→ **Stated exercise**
Return the material exactly, first line through the line containing "plt.rcParams['mathtext.fontset'] = 'dejavusans'", and nothing more. Pictures stay out.

→ **Entries shown**
* Begin *

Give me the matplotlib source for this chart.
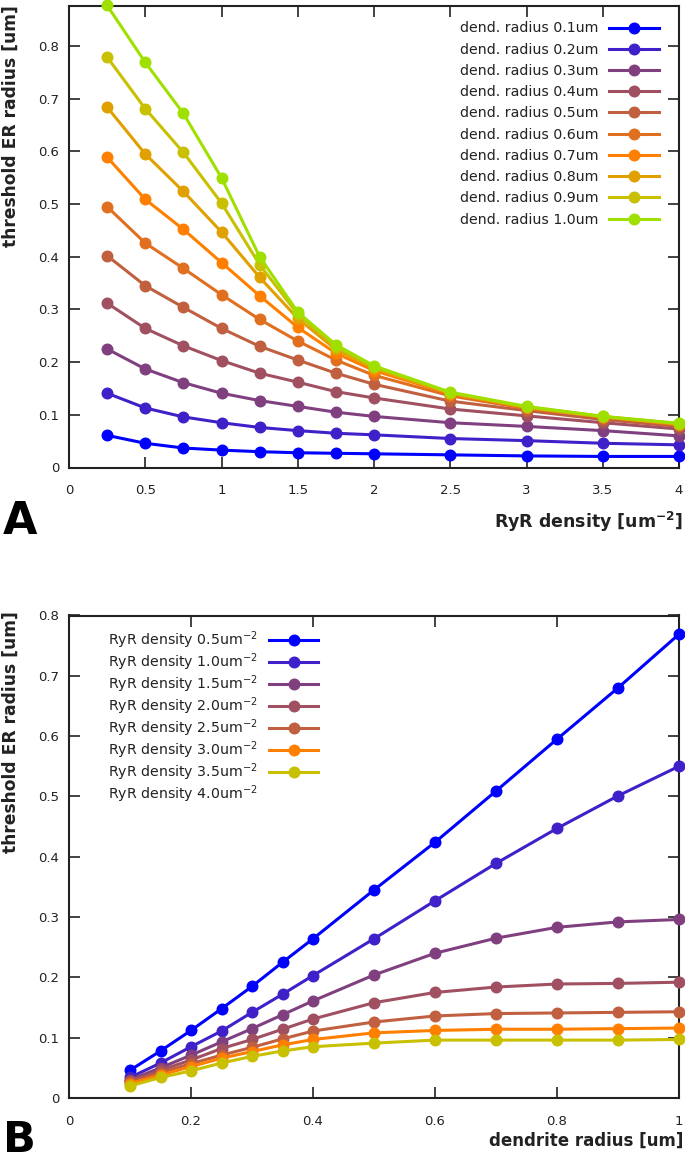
import matplotlib
matplotlib.use("Agg")
import matplotlib.pyplot as plt
from matplotlib.lines import Line2D

plt.rcParams['font.family'] = ['DejaVu Sans']
plt.rcParams['mathtext.fontset'] = 'dejavusans'

# ---------------- Panel A data ----------------
density_A = [0.25, 0.5, 0.75, 1.0, 1.25, 1.5, 1.75, 2.0, 2.5, 3.0, 3.5, 4.0]
radius_labels_A = ["0.1", "0.2", "0.3", "0.4", "0.5", "0.6", "0.7", "0.8", "0.9", "1.0"]
r01 = [0.061, 0.046, 0.037, 0.033, 0.030, 0.028, 0.027, 0.026, 0.024, 0.022, 0.021, 0.021]
r02 = [0.141, 0.113, 0.096, 0.085, 0.076, 0.070, 0.065, 0.062, 0.055, 0.051, 0.046, 0.043]
r03 = [0.225, 0.187, 0.161, 0.141, 0.127, 0.116, 0.105, 0.097, 0.085, 0.078, 0.070, 0.060]
r04 = [0.312, 0.264, 0.231, 0.203, 0.179, 0.162, 0.144, 0.132, 0.111, 0.098, 0.085, 0.073]
r05 = [0.402, 0.345, 0.304, 0.264, 0.230, 0.204, 0.179, 0.158, 0.126, 0.108, 0.091, 0.078]
r06 = [0.495, 0.426, 0.378, 0.328, 0.281, 0.240, 0.204, 0.175, 0.136, 0.112, 0.096, 0.081]
r07 = [0.589, 0.509, 0.452, 0.389, 0.326, 0.266, 0.217, 0.184, 0.140, 0.114, 0.096, 0.082]
r08 = [0.684, 0.595, 0.524, 0.447, 0.361, 0.283, 0.224, 0.189, 0.141, 0.114, 0.096, 0.083]
r09 = [0.779, 0.681, 0.598, 0.502, 0.385, 0.291, 0.229, 0.190, 0.142, 0.115, 0.097, 0.083]
r10 = [0.877, 0.769, 0.672, 0.550, 0.400, 0.295, 0.233, 0.193, 0.143, 0.116, 0.097, 0.084]
series_A = [r01, r02, r03, r04, r05, r06, r07, r08, r09, r10]
colors_A = ["#0000ff", "#4020c8", "#804080", "#a05060", "#c06040",
            "#e07020", "#ff8000", "#e0a000", "#c8c000", "#a0e000"]

# ---------------- Panel B data ----------------
radius_B = [0.1, 0.15, 0.2, 0.25, 0.3, 0.35, 0.4, 0.5, 0.6, 0.7, 0.8, 0.9, 1.0]
density_labels_B = ["0.5", "1.0", "1.5", "2.0", "2.5", "3.0", "3.5", "4.0"]
d05 = [0.046, 0.078, 0.112, 0.148, 0.185, 0.225, 0.264, 0.345, 0.424, 0.509, 0.595, 0.680, 0.769]
d10 = [0.034, 0.058, 0.085, 0.111, 0.142, 0.172, 0.203, 0.264, 0.327, 0.389, 0.447, 0.501, 0.550]
d15 = [0.030, 0.050, 0.071, 0.093, 0.115, 0.138, 0.161, 0.204, 0.240, 0.265, 0.283, 0.292, 0.296]
d20 = [0.028, 0.046, 0.063, 0.082, 0.097, 0.114, 0.131, 0.158, 0.175, 0.184, 0.189, 0.190, 0.192]
d25 = [0.026, 0.042, 0.057, 0.071, 0.084, 0.098, 0.111, 0.126, 0.136, 0.140, 0.141, 0.142, 0.143]
d30 = [0.024, 0.038, 0.052, 0.066, 0.077, 0.088, 0.097, 0.108, 0.112, 0.114, 0.114, 0.115, 0.116]
d35 = [0.020, 0.034, 0.045, 0.058, 0.069, 0.078, 0.085, 0.091, 0.096, 0.096, 0.096, 0.096, 0.097]
series_B = [d05, d10, d15, d20, d25, d30, d35]
colors_B = ["#0000ff", "#4020c8", "#804080", "#a05060", "#c06040", "#ff8000", "#c8c000"]

xticks_A = [0, 0.5, 1, 1.5, 2, 2.5, 3, 3.5, 4]
xticklabels_A = ["0", "0.5", "1", "1.5", "2", "2.5", "3", "3.5", "4"]
yticks = [0, 0.1, 0.2, 0.3, 0.4, 0.5, 0.6, 0.7, 0.8]
yticklabels = ["0", "0.1", "0.2", "0.3", "0.4", "0.5", "0.6", "0.7", "0.8"]
xticks_B = [0, 0.2, 0.4, 0.6, 0.8, 1.0]
xticklabels_B = ["0", "0.2", "0.4", "0.6", "0.8", "1"]

W, H = 685, 1163
fig = plt.figure(figsize=(W / 100, H / 100), dpi=100)

def px_axes(l, t, r, b):
    return fig.add_axes([l / W, 1 - b / H, (r - l) / W, (b - t) / H])

LW = 2.2
MS = 7.6
TXT = "#222222"
LFS = 10.2

def style(ax, xpad):
    for s in ax.spines.values():
        s.set_linewidth(1.5)
        s.set_color("#222222")
    ax.tick_params(direction="in", length=8, width=1.2, top=True, right=True,
                   labelsize=9.5, colors="#222222", labelcolor=TXT)
    ax.tick_params(axis="y", pad=7)
    ax.tick_params(axis="x", pad=xpad)

# Panel A
axA = px_axes(69, 6, 679, 467.5)
for lab, ys, c in zip(radius_labels_A, series_A, colors_A):
    axA.plot(density_A, ys, "-o", color=c, lw=LW, ms=MS, mec=c,
             label="dend. radius %sum" % lab, clip_on=False, zorder=3)
axA.set_xlim(0, 4)
axA.set_ylim(0, 0.876)
axA.set_xticks(xticks_A)
axA.set_xticklabels(xticklabels_A)
axA.set_yticks(yticks)
axA.set_yticklabels(yticklabels)
style(axA, 12)
legA = axA.legend(loc="upper right", bbox_to_anchor=(659 / W, 1 - 21.5 / H),
                  bbox_transform=fig.transFigure, frameon=False, markerfirst=False,
                  fontsize=LFS, handlelength=3.5, handletextpad=0.8,
                  labelspacing=0.51, borderpad=0, borderaxespad=0)
for t in legA.get_texts():
    t.set_color(TXT)

# Panel B
axB = px_axes(69, 615.5, 679, 1098)
for lab, ys, c in zip(density_labels_B, series_B, colors_B):
    axB.plot(radius_B, ys, "-o", color=c, lw=LW, ms=MS, mec=c,
             label="RyR density %sum$^{-2}$" % lab, clip_on=False, zorder=3)
axB.set_xlim(0, 1)
axB.set_ylim(0, 0.8)
axB.set_xticks(xticks_B)
axB.set_xticklabels(xticklabels_B)
axB.set_yticks(yticks)
axB.set_yticklabels(yticklabels)
style(axB, 12)
handles, labels = axB.get_legend_handles_labels()
handles.append(Line2D([], [], linestyle="none", marker=None))
labels.append("RyR density %sum$^{-2}$" % density_labels_B[-1])
legB = axB.legend(handles, labels, loc="upper left",
                  bbox_to_anchor=(108 / W, 1 - 629 / H),
                  bbox_transform=fig.transFigure, frameon=False, markerfirst=False,
                  fontsize=LFS, handlelength=3.5, handletextpad=0.8,
                  labelspacing=0.03, borderpad=0, borderaxespad=0)
for t in legB.get_texts():
    t.set_color(TXT)

# Axis labels and panel letters
fig.text(11 / W, 1 - 126 / H, "threshold ER radius [um]", rotation=90,
         ha="center", va="center", fontsize=12.3, fontweight="bold", color=TXT)
fig.text(11 / W, 1 - 732 / H, "threshold ER radius [um]", rotation=90,
         ha="center", va="center", fontsize=12.3, fontweight="bold", color=TXT)
fig.text(683 / W, 1 - 522 / H, r"RyR density [um$^{\mathbf{-2}}$]",
         ha="right", va="center", fontsize=12.5, fontweight="bold", color=TXT)
fig.text(683 / W, 1 - 1141 / H, "dendrite radius [um]",
         ha="right", va="center", fontsize=12, fontweight="bold", color=TXT)
fig.text(3 / W, 1 - 534 / H, "A", ha="left", va="baseline",
         fontsize=32, fontweight="bold", color="black")
fig.text(3 / W, 1 - 1152 / H, "B", ha="left", va="baseline",
         fontsize=31, fontweight="bold", color="black")

fig.savefig("out.png", dpi=100)
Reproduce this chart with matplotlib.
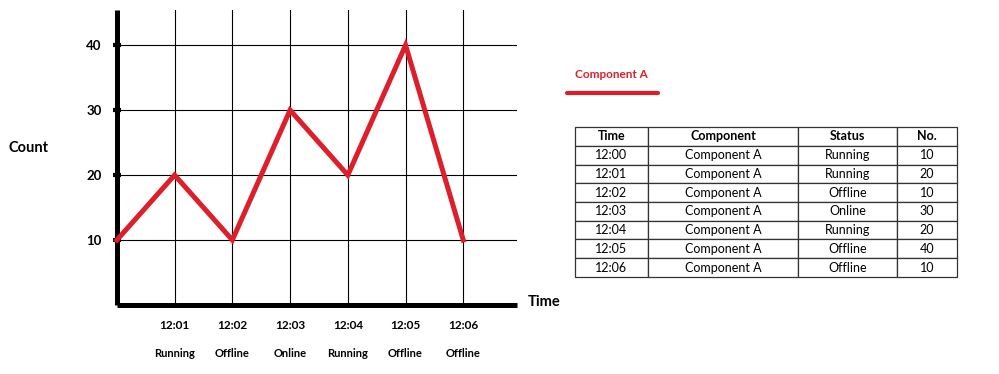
import matplotlib
matplotlib.use("Agg")
import matplotlib.pyplot as plt

plt.rcParams['font.family'] = ['Lato', 'DejaVu Sans']

# data
times = ['12:00', '12:01', '12:02', '12:03', '12:04', '12:05', '12:06']
components = ['Component A'] * 7
statuses = ['Running', 'Running', 'Offline', 'Online', 'Running', 'Offline', 'Offline']
counts = [10, 20, 10, 30, 20, 40, 10]
y_ticks = [10, 20, 30, 40]
table_header = ['Time', 'Component', 'Status', 'No.']

red = '#dc1f2b'

fig = plt.figure(figsize=(9.99, 3.74), dpi=100)
ax = fig.add_axes([0.117, 0.1845, 0.4005, 0.7885])

x = list(range(len(times)))
ax.plot(x, counts, color=red, lw=3.6, solid_joinstyle='miter', zorder=3, clip_on=False)

ax.set_xlim(0, 6.93)
ax.set_ylim(0, 45.4)

# grid
for xi in x[1:]:
    ax.axvline(xi, color='black', lw=0.8, zorder=1)
for yv in y_ticks:
    ax.axhline(yv, color='black', lw=0.8, zorder=1)

for s in ['top', 'right']:
    ax.spines[s].set_visible(False)
for s in ['left', 'bottom']:
    ax.spines[s].set_linewidth(3.6)
    ax.spines[s].set_capstyle('butt')

ax.set_yticks(y_ticks)
ax.set_yticklabels([str(v) for v in y_ticks], fontweight='bold', fontsize=9.5)
ax.tick_params(axis='y', direction='inout', length=6, width=3, pad=8)

ax.set_xticks(x[1:])
ax.set_xticklabels(times[1:], fontweight='bold', fontsize=8.5)
ax.tick_params(axis='x', length=0, pad=11)

for xi in x[1:]:
    ax.text(xi, -0.163, statuses[xi], transform=ax.get_xaxis_transform(),
            ha='center', va='center', fontweight='bold', fontsize=8)

fig.text(0.029, 1 - 148 / 374, 'Count', ha='center', va='center', fontweight='bold', fontsize=10.5)
fig.text(0.545, 1 - 302 / 374, 'Time', ha='center', va='center', fontweight='bold', fontsize=10.5)

# legend
fig.text(0.612, 1 - 75 / 374, 'Component A', color=red, ha='center', va='center',
         fontweight='bold', fontsize=8.5)
fig.add_artist(plt.Line2D([0.568, 0.659], [1 - 93 / 374] * 2, color=red, lw=3,
                          solid_capstyle='round', transform=fig.transFigure))

# table
tax = fig.add_axes([0.5756, 0.2594, 0.3824, 0.401])
tax.axis('off')
cells = [[times[i], components[i], statuses[i], str(counts[i])] for i in range(len(times))]
tbl = tax.table(cellText=cells, colLabels=table_header, cellLoc='center',
                colWidths=[73, 150, 99, 60], bbox=[0, 0, 1, 1])
tbl.auto_set_font_size(False)
for (r, c), cell in tbl.get_celld().items():
    cell.set_linewidth(0.9)
    cell.set_edgecolor('#333333')
    cell.get_text().set_fontsize(9)
    if r == 0:
        cell.get_text().set_fontweight('bold')

fig.savefig('out.png', dpi=100)
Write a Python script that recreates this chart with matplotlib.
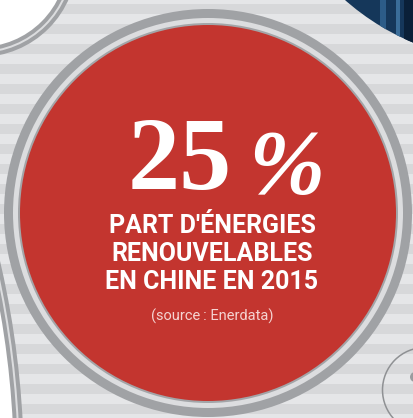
import numpy as np
import matplotlib
matplotlib.use("Agg")
import matplotlib.pyplot as plt
from matplotlib.patches import Circle

# content of the badge
share_value = 25
share_unit = "%"
label_lines = ["PART D'ÉNERGIES", "RENOUVELABLES", "EN CHINE EN 2015"]
source_text = "(source\u202f: Enerdata)"

W, H = 414, 418
RED = "#c3352f"
RING = "#a0a2a5"
RING_LIGHT = "#dcdddf"
STRIPE_A = "#e5e6e8"
STRIPE_B = "#d7d8da"

fig = plt.figure(figsize=(W / 100, H / 100), dpi=100)
ax = fig.add_axes([0, 0, 1, 1])
ax.set_xlim(0, W)
ax.set_ylim(H, 0)
ax.axis("off")

# striped background
ax.add_patch(plt.Rectangle((0, 0), W, H, color=STRIPE_A, zorder=0))
for y0 in range(-16, H, 20):
    ax.axhspan(y0, y0 + 10, color=STRIPE_B, lw=0, zorder=0)

# photo corner, top right
c = (508.5, -185.5)
r = 247.3
photo = Circle(c, r, color="#15375a", lw=0, zorder=1)
ax.add_patch(photo)
for x0, w, col in [(380, 6, "#2c5c88"), (396, 4, "#3a6d99"), (404, 10, "#0a2038")]:
    bar = plt.Rectangle((x0, -5), w, 60, color=col, lw=0, zorder=1.1)
    ax.add_patch(bar)
    bar.set_clip_path(photo)


def ringed_blank(center, r_white):
    # white area edged with a grey double band
    ax.add_patch(Circle(center, r_white + 10, color=RING, lw=0, zorder=2))
    ax.add_patch(Circle(center, r_white + 6, color=RING_LIGHT, lw=0, zorder=2))
    ax.add_patch(Circle(center, r_white + 4, color=RING, lw=0, zorder=2))
    ax.add_patch(Circle(center, r_white, color="white", lw=0, zorder=2))


ringed_blank((-20, -40), 87)
ringed_blank((-900, 470), 914)

# small circle, bottom right
ax.add_patch(Circle((425, 390), 42.5, fill=False, ec="#8f9194", lw=1.1, zorder=2))
ax.add_patch(Circle((415, 377), 5, color="#9a9c9f", lw=0, zorder=2))

# main badge
cx, cy = 208, 213
ax.add_patch(Circle((cx, cy), 204, color=RING, lw=0, zorder=3))
ax.add_patch(Circle((cx, cy), 195, color=RING_LIGHT, lw=0, zorder=3))
ax.add_patch(Circle((cx, cy), 190, color="#a3a5a8", lw=0, zorder=3))
ax.add_patch(Circle((cx, cy), 188, color=RED, lw=0, zorder=3))

ax.text(232, 189, str(share_value), color="white", fontsize=75,
        family="Liberation Serif", weight="bold", ha="right", va="baseline", zorder=5)
ax.text(248, 193, share_unit, color="white", fontsize=66,
        family="Liberation Serif", weight="bold", style="italic",
        ha="left", va="baseline", zorder=5)

for i, line in enumerate(label_lines):
    ax.text(212, 232.7 + 28.2 * i, line, color="white", fontsize=18,
            family="Roboto", weight="bold", ha="center", va="baseline", zorder=5)

ax.text(212.5, 316, source_text, color="#f5d3d1", fontsize=10.5,
        family=["Roboto", "DejaVu Sans"], weight="normal",
        ha="center", va="center", zorder=5)

fig.savefig("out.png", dpi=100)
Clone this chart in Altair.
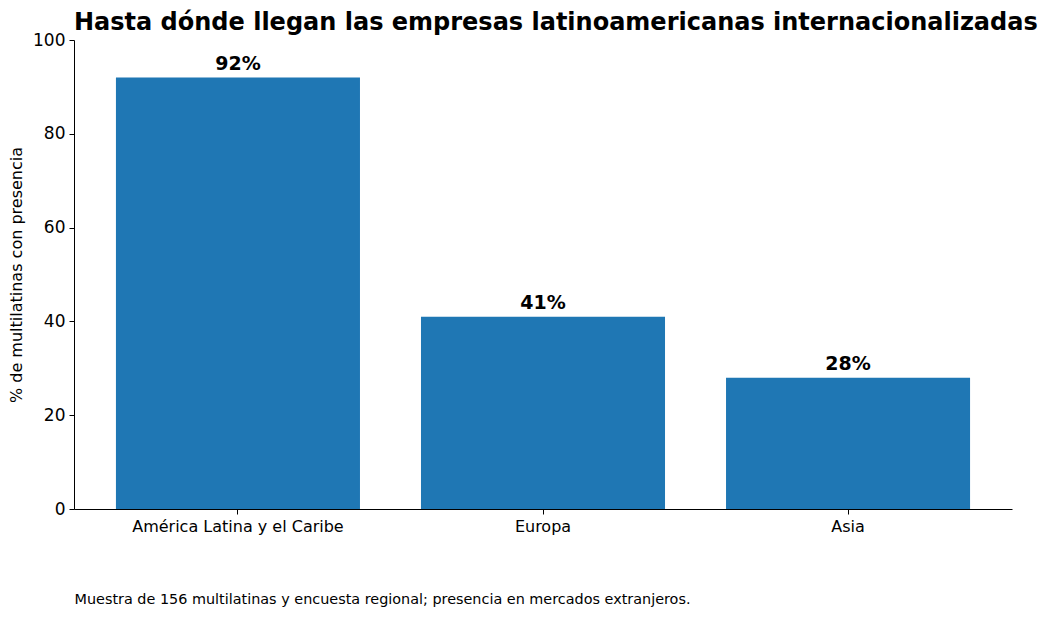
import altair as alt
import pandas as pd

regiones = ["América Latina y el Caribe", "Europa", "Asia"]
porcentajes = [92, 41, 28]
etiquetas = ["92%", "41%", "28%"]

titulo = "Hasta dónde llegan las empresas latinoamericanas internacionalizadas"
nota = "Muestra de 156 multilatinas y encuesta regional; presencia en mercados extranjeros."
y_titulo = "% de multilatinas con presencia"

df = pd.DataFrame({"region": regiones, "pct": porcentajes, "label": etiquetas})

FONT = "DejaVu Sans"

x = alt.X(
    "region:N",
    sort=None,
    scale=alt.Scale(paddingInner=0.2, paddingOuter=0.1375),
    axis=alt.Axis(
        title=nota,
        titleAnchor="start",
        titleAlign="left",
        titleX=0,
        titleY=90,
        titleBaseline="middle",
        titleFontWeight="normal",
        titleFontSize=14.4,
        titleFont=FONT,
        titleColor="black",
        labelAngle=0,
        labelFontSize=16,
        labelFont=FONT,
        labelColor="black",
        labelPadding=4,
        labelLimit=0,
        tickSize=5,
        tickColor="black",
        domainColor="black",
        grid=False,
    ),
)
y = alt.Y(
    "pct:Q",
    scale=alt.Scale(domain=[0, 100], nice=False),
    axis=alt.Axis(
        title=y_titulo,
        values=[0, 20, 40, 60, 80, 100],
        titleFontWeight="normal",
        titleFontSize=16,
        titleFont=FONT,
        titleColor="black",
        titlePadding=8,
        labelFontSize=17,
        labelFont=FONT,
        labelColor="black",
        labelPadding=4,
        tickSize=5,
        tickColor="black",
        domainColor="black",
        grid=False,
    ),
)

bars = alt.Chart(df).mark_bar(color="#1f77b4").encode(x=x, y=y)
texts = alt.Chart(df).mark_text(
    baseline="bottom", dy=-4, fontSize=19, fontWeight="bold", font=FONT, color="black"
).encode(x=alt.X("region:N", sort=None), y="pct:Q", text="label:N")

chart = (
    alt.layer(bars, texts)
    .properties(
        width=938,
        height=469,
        title=alt.TitleParams(
            text=titulo,
            anchor="start",
            frame="group",
            fontSize=24,
            font=FONT,
            fontWeight="bold",
            color="black",
            offset=0,
            dy=4,
        ),
        autosize=alt.AutoSizeParams(type="none"),
        padding={"left": 66, "top": 32, "right": 28, "bottom": 100},
    )
    .configure_view(stroke=None)
)

chart.save("out.html", embed_options={"renderer": "svg", "actions": False})
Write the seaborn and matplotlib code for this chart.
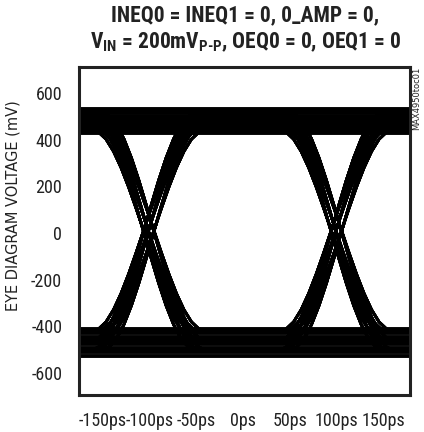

* End *

→ **Response to the task**
Give me the matplotlib source for this chart.
import matplotlib
matplotlib.use("Agg")
import matplotlib.pyplot as plt
from matplotlib.lines import Line2D

plt.rcParams['font.family'] = ['DejaVu Sans']
plt.rcParams['mathtext.fontset'] = 'dejavusans'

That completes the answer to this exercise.